**Exercise**: Would you transcribe the listing that follows, character for character, and omit its images?

**Data lines**:

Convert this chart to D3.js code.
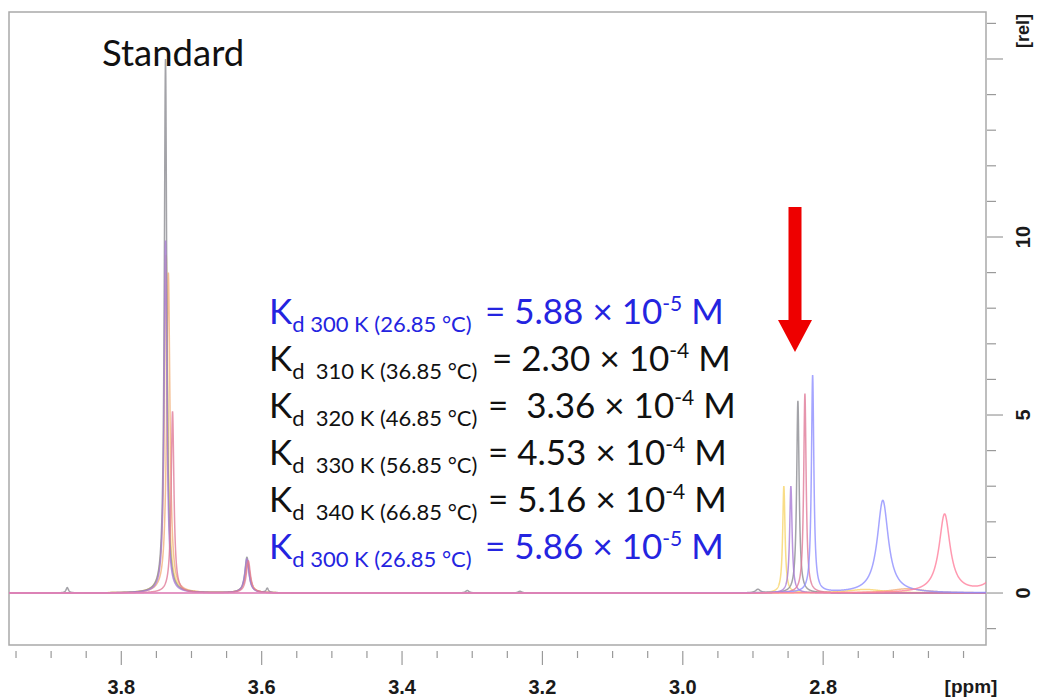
<!DOCTYPE html>
<html><head><meta charset="utf-8">
<script src="https://cdn.jsdelivr.net/npm/d3@7"></script>
<style>
html,body{margin:0;padding:0;background:#fff;}
svg{display:block;}
text{white-space:pre;}
</style></head>
<body>
<svg id="c" width="1039" height="700"></svg>
<script>
// ---- data (ppm, height [rel], half-width [ppm]) ----
const greyPeaks   = [[3.737,15.0,0.0021],[3.621,1.0,0.0035],[3.877,0.15,0.002],[3.592,0.12,0.002],[3.307,0.07,0.003],[3.232,0.05,0.003],[2.893,0.1,0.004],[2.836,5.4,0.0021]];
const purplePeaks = [[3.737,9.9,0.0023],[3.621,0.95,0.0035],[2.846,3.0,0.0021]];
const pinkPeaks   = [[3.727,5.1,0.0024],[3.619,0.9,0.0035],[2.826,5.6,0.0021]];
const yellowPeaks = [[3.736,9.5,0.0028],[3.620,0.9,0.0038],[2.856,3.0,0.002],[2.74,0.1,0.03]];
const orangePeaks = [[3.733,9.0,0.0028],[3.620,0.85,0.004],[2.68,0.12,0.03]];
const bluePeaks   = [[2.815,6.1,0.0021],[2.715,2.6,0.0095]];
const redPeaks    = [[2.627,2.2,0.0095],[2.545,1.5,0.01]];
const spectra = [
  {name:"yellow", peaks:yellowPeaks, color:"#f7d56a"},
  {name:"orange", peaks:orangePeaks, color:"#f2b07a"},
  {name:"grey",   peaks:greyPeaks,   color:"#8c8c92"},
  {name:"purple", peaks:purplePeaks, color:"#a97ad6"},
  {name:"pink",   peaks:pinkPeaks,   color:"#e07a98"},
  {name:"blue",   peaks:bluePeaks,   color:"#8e8eff"},
  {name:"red",    peaks:redPeaks,    color:"#ff7f9c"}
];
const xTicksMajor = [3.8,3.6,3.4,3.2,3.0,2.8];
const xTickLabels = ["3.8","3.6","3.4","3.2","3.0","2.8"];
const yTicksMajor = [0,5,10,15];
const yTickLabels = ["0","5","10",""];
const kdTemps = ["d 300 K (26.85 °C)","d  310 K (36.85 °C)","d  320 K (46.85 °C)","d  330 K (56.85 °C)","d  340 K (66.85 °C)","d 300 K (26.85 °C)"];
const kdMant  = ["= 5.88 × 10","= 2.30 × 10","=  3.36 × 10","= 4.53 × 10","= 5.16 × 10","= 5.86 × 10"];
const kdExp   = ["-5","-4","-4","-4","-4","-5"];
const kdBlue  = [true,false,false,false,false,true];

// ---- layout ----
const L=9, R=986, T=12, B=645;
const svg = d3.select("#c");
const x = d3.scaleLinear().domain([3.96,2.568]).range([L,R]);
const y = d3.scaleLinear().domain([-1.46,16.32]).range([B,T]);

svg.append("defs").append("clipPath").attr("id","clip")
  .append("rect").attr("x",L).attr("y",T).attr("width",R-L).attr("height",B-T);

// frame
svg.append("rect").attr("x",L).attr("y",T).attr("width",R-L).attr("height",B-T)
  .attr("fill","none").attr("stroke","#a9a9a9").attr("stroke-width",1.5);

// spectra: Lorentzian line shapes from the peak lists
const grid = d3.range(2.55,3.975,0.0002);
function shape(peaks){
  return grid.map(p=>{
    let v=0; for(const [c,h,w] of peaks){ const d=p-c; v+=h*w*w/(d*d+w*w);} return [p,v];
  });
}
const line = d3.line().x(d=>x(d[0])).y(d=>y(d[1]));
const g = svg.append("g").attr("clip-path","url(#clip)");
spectra.forEach(s=>{
  g.append("path").datum(shape(s.peaks)).attr("d",line)
    .attr("fill","none").attr("stroke",s.color).attr("stroke-width",1.5).attr("stroke-opacity",0.8);
});

// bottom axis
const xMinor = d3.range(3.95,2.57,-0.05).map(v=>+v.toFixed(2));
const xa = svg.append("g");
xa.selectAll("line.mi").data(xMinor).join("line")
  .attr("x1",d=>x(d)).attr("x2",d=>x(d)).attr("y1",B+6).attr("y2",d=>xTicksMajor.some(m=>Math.abs(m-d)<1e-6)?B+20:B+13)
  .attr("stroke","#9a9a9a").attr("stroke-width",1.2);
xa.selectAll("text").data(xTicksMajor).join("text")
  .attr("x",d=>x(d)).attr("y",694).attr("text-anchor","middle")
  .attr("font-family","Liberation Sans, Arial, sans-serif").attr("font-weight","bold").attr("font-size",20)
  .attr("fill","#1a1a1a").text((d,i)=>xTickLabels[i]);
xa.append("text").attr("x",971).attr("y",693).attr("text-anchor","middle")
  .attr("font-family","Liberation Sans, Arial, sans-serif").attr("font-weight","bold").attr("font-size",19)
  .attr("fill","#1a1a1a").text("[ppm]");

// right axis
const yMinor = d3.range(-1,17,1);
const ya = svg.append("g");
ya.selectAll("line").data(yMinor).join("line")
  .attr("x1",R+1).attr("x2",d=>yTicksMajor.includes(d)?R+17:R+10)
  .attr("y1",d=>y(d)).attr("y2",d=>y(d)).attr("stroke","#9a9a9a").attr("stroke-width",1.2);
ya.selectAll("text").data(yTicksMajor).join("text")
  .attr("transform",d=>`translate(1030,${y(d)}) rotate(-90)`).attr("text-anchor","middle")
  .attr("font-family","Liberation Sans, Arial, sans-serif").attr("font-weight","bold").attr("font-size",20)
  .attr("fill","#1a1a1a").text((d,i)=>yTickLabels[i]);
ya.append("text").attr("transform","translate(1029,31) rotate(-90)").attr("text-anchor","middle")
  .attr("font-family","Liberation Sans, Arial, sans-serif").attr("font-weight","bold").attr("font-size",18)
  .attr("fill","#1a1a1a").text("[rel]");

// annotations
const font = "Lato, 'Open Sans', sans-serif";
svg.append("text").attr("x",102).attr("y",66).attr("font-family",font).attr("font-size",36.5)
  .attr("fill","#111").text("Standard");

const eqX = [485,492,488,488,488,485];
kdTemps.forEach((t,i)=>{
  const yb = 324 + i*47;
  const col = kdBlue[i] ? "#2424e0" : "#111";
  const tx = svg.append("text").attr("x",269).attr("y",yb).attr("font-family",font).attr("fill",col).attr("font-size",35);
  tx.append("tspan").text("K");
  tx.append("tspan").attr("font-size",22).attr("dy",8).text(t);
  tx.append("tspan").attr("x",eqX[i]).attr("dy",-8).text(kdMant[i]);
  tx.append("tspan").attr("font-size",21).attr("dy",-13).text(kdExp[i]);
  tx.append("tspan").attr("dy",13).text(" M");
});

// red arrow
const ax = 795, aTop = 207, aBot = 352, headTop = 320;
svg.append("path")
  .attr("d",`M${ax-6.5},${aTop} L${ax+6.5},${aTop} L${ax+6.5},${headTop} L${ax+17},${headTop} L${ax},${aBot} L${ax-17},${headTop} L${ax-6.5},${headTop} Z`)
  .attr("fill","#ee0000");
</script>
</body></html>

**Response to the task**:
Convert this chart to D3.js code.
<!DOCTYPE html>
<html><head><meta charset="utf-8">
<script src="https://cdn.jsdelivr.net/npm/d3@7"></script>
<style>
html,body{margin:0;padding:0;background:#fff;}
svg{display:block;}
text{white-space:pre;}
</style></head>
<body>
<svg id="c" width="1039" height="700"></svg>
<script>
// ---- data (ppm, height [rel], half-width [ppm]) ----
const greyPeaks   = [[3.737,15.0,0.0021],[3.621,1.0,0.0035],[3.877,0.15,0.002],[3.592,0.12,0.002],[3.307,0.07,0.003],[3.232,0.05,0.003],[2.893,0.1,0.004],[2.836,5.4,0.0021]];
const purplePeaks = [[3.737,9.9,0.0023],[3.621,0.95,0.0035],[2.846,3.0,0.0021]];
const pinkPeaks   = [[3.727,5.1,0.0024],[3.619,0.9,0.0035],[2.826,5.6,0.0021]];
const yellowPeaks = [[3.736,9.5,0.0028],[3.620,0.9,0.0038],[2.856,3.0,0.002],[2.74,0.1,0.03]];
const orangePeaks = [[3.733,9.0,0.0028],[3.620,0.85,0.004],[2.68,0.12,0.03]];
const bluePeaks   = [[2.815,6.1,0.0021],[2.715,2.6,0.0095]];
const redPeaks    = [[2.627,2.2,0.0095],[2.545,1.5,0.01]];
const spectra = [
  {name:"yellow", peaks:yellowPeaks, color:"#f7d56a"},
  {name:"orange", peaks:orangePeaks, color:"#f2b07a"},
  {name:"grey",   peaks:greyPeaks,   color:"#8c8c92"},
  {name:"purple", peaks:purplePeaks, color:"#a97ad6"},
  {name:"pink",   peaks:pinkPeaks,   color:"#e07a98"},
  {name:"blue",   peaks:bluePeaks,   color:"#8e8eff"},
  {name:"red",    peaks:redPeaks,    color:"#ff7f9c"}
];
const xTicksMajor = [3.8,3.6,3.4,3.2,3.0,2.8];
const xTickLabels = ["3.8","3.6","3.4","3.2","3.0","2.8"];
const yTicksMajor = [0,5,10,15];
const yTickLabels = ["0","5","10",""];
const kdTemps = ["d 300 K (26.85 °C)","d  310 K (36.85 °C)","d  320 K (46.85 °C)","d  330 K (56.85 °C)","d  340 K (66.85 °C)","d 300 K (26.85 °C)"];
const kdMant  = ["= 5.88 × 10","= 2.30 × 10","=  3.36 × 10","= 4.53 × 10","= 5.16 × 10","= 5.86 × 10"];
const kdExp   = ["-5","-4","-4","-4","-4","-5"];
const kdBlue  = [true,false,false,false,false,true];

// ---- layout ----
const L=9, R=986, T=12, B=645;
const svg = d3.select("#c");
const x = d3.scaleLinear().domain([3.96,2.568]).range([L,R]);
const y = d3.scaleLinear().domain([-1.46,16.32]).range([B,T]);

svg.append("defs").append("clipPath").attr("id","clip")
  .append("rect").attr("x",L).attr("y",T).attr("width",R-L).attr("height",B-T);

// frame
svg.append("rect").attr("x",L).attr("y",T).attr("width",R-L).attr("height",B-T)
  .attr("fill","none").attr("stroke","#a9a9a9").attr("stroke-width",1.5);

// spectra: Lorentzian line shapes from the peak lists
const grid = d3.range(2.55,3.975,0.0002);
function shape(peaks){
  return grid.map(p=>{
    let v=0; for(const [c,h,w] of peaks){ const d=p-c; v+=h*w*w/(d*d+w*w);} return [p,v];
  });
}
const line = d3.line().x(d=>x(d[0])).y(d=>y(d[1]));
const g = svg.append("g").attr("clip-path","url(#clip)");
spectra.forEach(s=>{
  g.append("path").datum(shape(s.peaks)).attr("d",line)
    .attr("fill","none").attr("stroke",s.color).attr("stroke-width",1.5).attr("stroke-opacity",0.8);
});

// bottom axis
const xMinor = d3.range(3.95,2.57,-0.05).map(v=>+v.toFixed(2));
const xa = svg.append("g");
xa.selectAll("line.mi").data(xMinor).join("line")
  .attr("x1",d=>x(d)).attr("x2",d=>x(d)).attr("y1",B+6).attr("y2",d=>xTicksMajor.some(m=>Math.abs(m-d)<1e-6)?B+20:B+13)
  .attr("stroke","#9a9a9a").attr("stroke-width",1.2);
xa.selectAll("text").data(xTicksMajor).join("text")
  .attr("x",d=>x(d)).attr("y",694).attr("text-anchor","middle")
  .attr("font-family","Liberation Sans, Arial, sans-serif").attr("font-weight","bold").attr("font-size",20)
  .attr("fill","#1a1a1a").text((d,i)=>xTickLabels[i]);
xa.append("text").attr("x",971).attr("y",693).attr("text-anchor","middle")
  .attr("font-family","Liberation Sans, Arial, sans-serif").attr("font-weight","bold").attr("font-size",19)
  .attr("fill","#1a1a1a").text("[ppm]");

// right axis
const yMinor = d3.range(-1,17,1);
const ya = svg.append("g");
ya.selectAll("line").data(yMinor).join("line")
  .attr("x1",R+1).attr("x2",d=>yTicksMajor.includes(d)?R+17:R+10)
  .attr("y1",d=>y(d)).attr("y2",d=>y(d)).attr("stroke","#9a9a9a").attr("stroke-width",1.2);
ya.selectAll("text").data(yTicksMajor).join("text")
  .attr("transform",d=>`translate(1030,${y(d)}) rotate(-90)`).attr("text-anchor","middle")
  .attr("font-family","Liberation Sans, Arial, sans-serif").attr("font-weight","bold").attr("font-size",20)
  .attr("fill","#1a1a1a").text((d,i)=>yTickLabels[i]);
ya.append("text").attr("transform","translate(1029,31) rotate(-90)").attr("text-anchor","middle")
  .attr("font-family","Liberation Sans, Arial, sans-serif").attr("font-weight","bold").attr("font-size",18)
  .attr("fill","#1a1a1a").text("[rel]");

// annotations
const font = "Lato, 'Open Sans', sans-serif";
svg.append("text").attr("x",102).attr("y",66).attr("font-family",font).attr("font-size",36.5)
  .attr("fill","#111").text("Standard");

const eqX = [485,492,488,488,488,485];
kdTemps.forEach((t,i)=>{
  const yb = 324 + i*47;
  const col = kdBlue[i] ? "#2424e0" : "#111";
  const tx = svg.append("text").attr("x",269).attr("y",yb).attr("font-family",font).attr("fill",col).attr("font-size",35);
  tx.append("tspan").text("K");
  tx.append("tspan").attr("font-size",22).attr("dy",8).text(t);
  tx.append("tspan").attr("x",eqX[i]).attr("dy",-8).text(kdMant[i]);
  tx.append("tspan").attr("font-size",21).attr("dy",-13).text(kdExp[i]);
  tx.append("tspan").attr("dy",13).text(" M");
});

// red arrow
const ax = 795, aTop = 207, aBot = 352, headTop = 320;
svg.append("path")
  .attr("d",`M${ax-6.5},${aTop} L${ax+6.5},${aTop} L${ax+6.5},${headTop} L${ax+17},${headTop} L${ax},${aBot} L${ax-17},${headTop} L${ax-6.5},${headTop} Z`)
  .attr("fill","#ee0000");
</script>
</body></html>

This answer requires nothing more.